GIVEN EXERCISE: Please transcribe the data below exactly. Leave the pictures out.

■ ■ ■

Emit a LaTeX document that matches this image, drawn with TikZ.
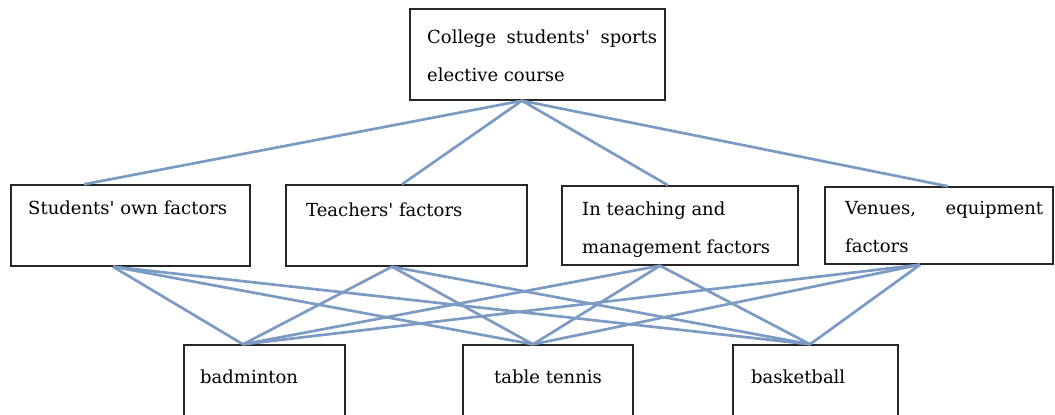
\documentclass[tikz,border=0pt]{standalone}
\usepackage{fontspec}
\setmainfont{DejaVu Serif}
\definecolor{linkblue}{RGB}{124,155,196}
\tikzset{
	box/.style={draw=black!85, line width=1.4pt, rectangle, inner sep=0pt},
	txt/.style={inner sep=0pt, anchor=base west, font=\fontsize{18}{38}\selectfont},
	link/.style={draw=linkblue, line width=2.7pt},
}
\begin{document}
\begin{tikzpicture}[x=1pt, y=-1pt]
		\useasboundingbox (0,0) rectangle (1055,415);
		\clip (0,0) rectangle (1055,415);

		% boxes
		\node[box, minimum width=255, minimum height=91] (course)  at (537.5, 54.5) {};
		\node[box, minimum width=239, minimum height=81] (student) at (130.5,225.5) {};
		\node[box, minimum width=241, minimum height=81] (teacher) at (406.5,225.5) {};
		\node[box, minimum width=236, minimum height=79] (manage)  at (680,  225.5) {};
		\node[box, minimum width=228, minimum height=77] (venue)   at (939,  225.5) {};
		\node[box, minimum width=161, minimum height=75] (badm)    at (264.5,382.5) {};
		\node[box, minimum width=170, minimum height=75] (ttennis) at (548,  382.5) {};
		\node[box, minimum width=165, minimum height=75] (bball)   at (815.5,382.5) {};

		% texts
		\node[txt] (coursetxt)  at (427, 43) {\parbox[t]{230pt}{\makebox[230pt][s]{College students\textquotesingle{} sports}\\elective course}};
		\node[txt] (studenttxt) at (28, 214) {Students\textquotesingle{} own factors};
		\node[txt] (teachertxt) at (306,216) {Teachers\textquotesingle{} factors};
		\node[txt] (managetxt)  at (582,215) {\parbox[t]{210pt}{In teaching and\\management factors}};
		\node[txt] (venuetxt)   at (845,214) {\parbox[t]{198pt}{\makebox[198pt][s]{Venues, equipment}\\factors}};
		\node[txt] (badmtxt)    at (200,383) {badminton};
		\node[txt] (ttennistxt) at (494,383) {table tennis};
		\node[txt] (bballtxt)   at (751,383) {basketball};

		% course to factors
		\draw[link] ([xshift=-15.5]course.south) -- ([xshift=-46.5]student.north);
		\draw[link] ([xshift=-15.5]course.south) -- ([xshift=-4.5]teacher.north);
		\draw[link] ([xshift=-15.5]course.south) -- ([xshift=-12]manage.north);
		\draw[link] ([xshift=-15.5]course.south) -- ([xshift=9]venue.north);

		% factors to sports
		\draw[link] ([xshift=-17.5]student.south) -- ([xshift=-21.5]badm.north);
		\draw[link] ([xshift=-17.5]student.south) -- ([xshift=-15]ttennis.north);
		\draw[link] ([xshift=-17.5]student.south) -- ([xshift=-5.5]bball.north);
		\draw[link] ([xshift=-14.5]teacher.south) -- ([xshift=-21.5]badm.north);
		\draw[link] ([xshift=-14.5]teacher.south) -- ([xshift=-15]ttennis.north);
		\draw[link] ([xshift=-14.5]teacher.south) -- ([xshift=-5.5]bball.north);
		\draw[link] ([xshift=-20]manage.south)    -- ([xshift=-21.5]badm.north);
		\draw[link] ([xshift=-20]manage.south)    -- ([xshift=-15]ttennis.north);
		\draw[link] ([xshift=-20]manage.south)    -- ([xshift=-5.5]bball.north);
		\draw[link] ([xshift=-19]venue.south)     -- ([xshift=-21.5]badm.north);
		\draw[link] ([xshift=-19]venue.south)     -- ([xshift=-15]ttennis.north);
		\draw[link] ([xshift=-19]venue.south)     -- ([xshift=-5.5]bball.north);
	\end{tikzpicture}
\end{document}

■ ■ ■

ANSWER FOR THE TASK:
Emit a LaTeX document that matches this image, drawn with TikZ.
\documentclass[tikz,border=0pt]{standalone}
\usepackage{fontspec}
\setmainfont{DejaVu Serif}
\definecolor{linkblue}{RGB}{124,155,196}
\tikzset{
	box/.style={draw=black!85, line width=1.4pt, rectangle, inner sep=0pt},
	txt/.style={inner sep=0pt, anchor=base west, font=\fontsize{18}{38}\selectfont},
	link/.style={draw=linkblue, line width=2.7pt},
}
\begin{document}
\begin{tikzpicture}[x=1pt, y=-1pt]
		\useasboundingbox (0,0) rectangle (1055,415);
		\clip (0,0) rectangle (1055,415);

		% boxes
		\node[box, minimum width=255, minimum height=91] (course)  at (537.5, 54.5) {};
		\node[box, minimum width=239, minimum height=81] (student) at (130.5,225.5) {};
		\node[box, minimum width=241, minimum height=81] (teacher) at (406.5,225.5) {};
		\node[box, minimum width=236, minimum height=79] (manage)  at (680,  225.5) {};
		\node[box, minimum width=228, minimum height=77] (venue)   at (939,  225.5) {};
		\node[box, minimum width=161, minimum height=75] (badm)    at (264.5,382.5) {};
		\node[box, minimum width=170, minimum height=75] (ttennis) at (548,  382.5) {};
		\node[box, minimum width=165, minimum height=75] (bball)   at (815.5,382.5) {};

		% texts
		\node[txt] (coursetxt)  at (427, 43) {\parbox[t]{230pt}{\makebox[230pt][s]{College students\textquotesingle{} sports}\\elective course}};
		\node[txt] (studenttxt) at (28, 214) {Students\textquotesingle{} own factors};
		\node[txt] (teachertxt) at (306,216) {Teachers\textquotesingle{} factors};
		\node[txt] (managetxt)  at (582,215) {\parbox[t]{210pt}{In teaching and\\management factors}};
		\node[txt] (venuetxt)   at (845,214) {\parbox[t]{198pt}{\makebox[198pt][s]{Venues, equipment}\\factors}};
		\node[txt] (badmtxt)    at (200,383) {badminton};
		\node[txt] (ttennistxt) at (494,383) {table tennis};
		\node[txt] (bballtxt)   at (751,383) {basketball};

		% course to factors
		\draw[link] ([xshift=-15.5]course.south) -- ([xshift=-46.5]student.north);
		\draw[link] ([xshift=-15.5]course.south) -- ([xshift=-4.5]teacher.north);
		\draw[link] ([xshift=-15.5]course.south) -- ([xshift=-12]manage.north);
		\draw[link] ([xshift=-15.5]course.south) -- ([xshift=9]venue.north);

		% factors to sports
		\draw[link] ([xshift=-17.5]student.south) -- ([xshift=-21.5]badm.north);
		\draw[link] ([xshift=-17.5]student.south) -- ([xshift=-15]ttennis.north);
		\draw[link] ([xshift=-17.5]student.south) -- ([xshift=-5.5]bball.north);
		\draw[link] ([xshift=-14.5]teacher.south) -- ([xshift=-21.5]badm.north);
		\draw[link] ([xshift=-14.5]teacher.south) -- ([xshift=-15]ttennis.north);
		\draw[link] ([xshift=-14.5]teacher.south) -- ([xshift=-5.5]bball.north);
		\draw[link] ([xshift=-20]manage.south)    -- ([xshift=-21.5]badm.north);
		\draw[link] ([xshift=-20]manage.south)    -- ([xshift=-15]ttennis.north);
		\draw[link] ([xshift=-20]manage.south)    -- ([xshift=-5.5]bball.north);
		\draw[link] ([xshift=-19]venue.south)     -- ([xshift=-21.5]badm.north);
		\draw[link] ([xshift=-19]venue.south)     -- ([xshift=-15]ttennis.north);
		\draw[link] ([xshift=-19]venue.south)     -- ([xshift=-5.5]bball.north);
	\end{tikzpicture}
\end{document}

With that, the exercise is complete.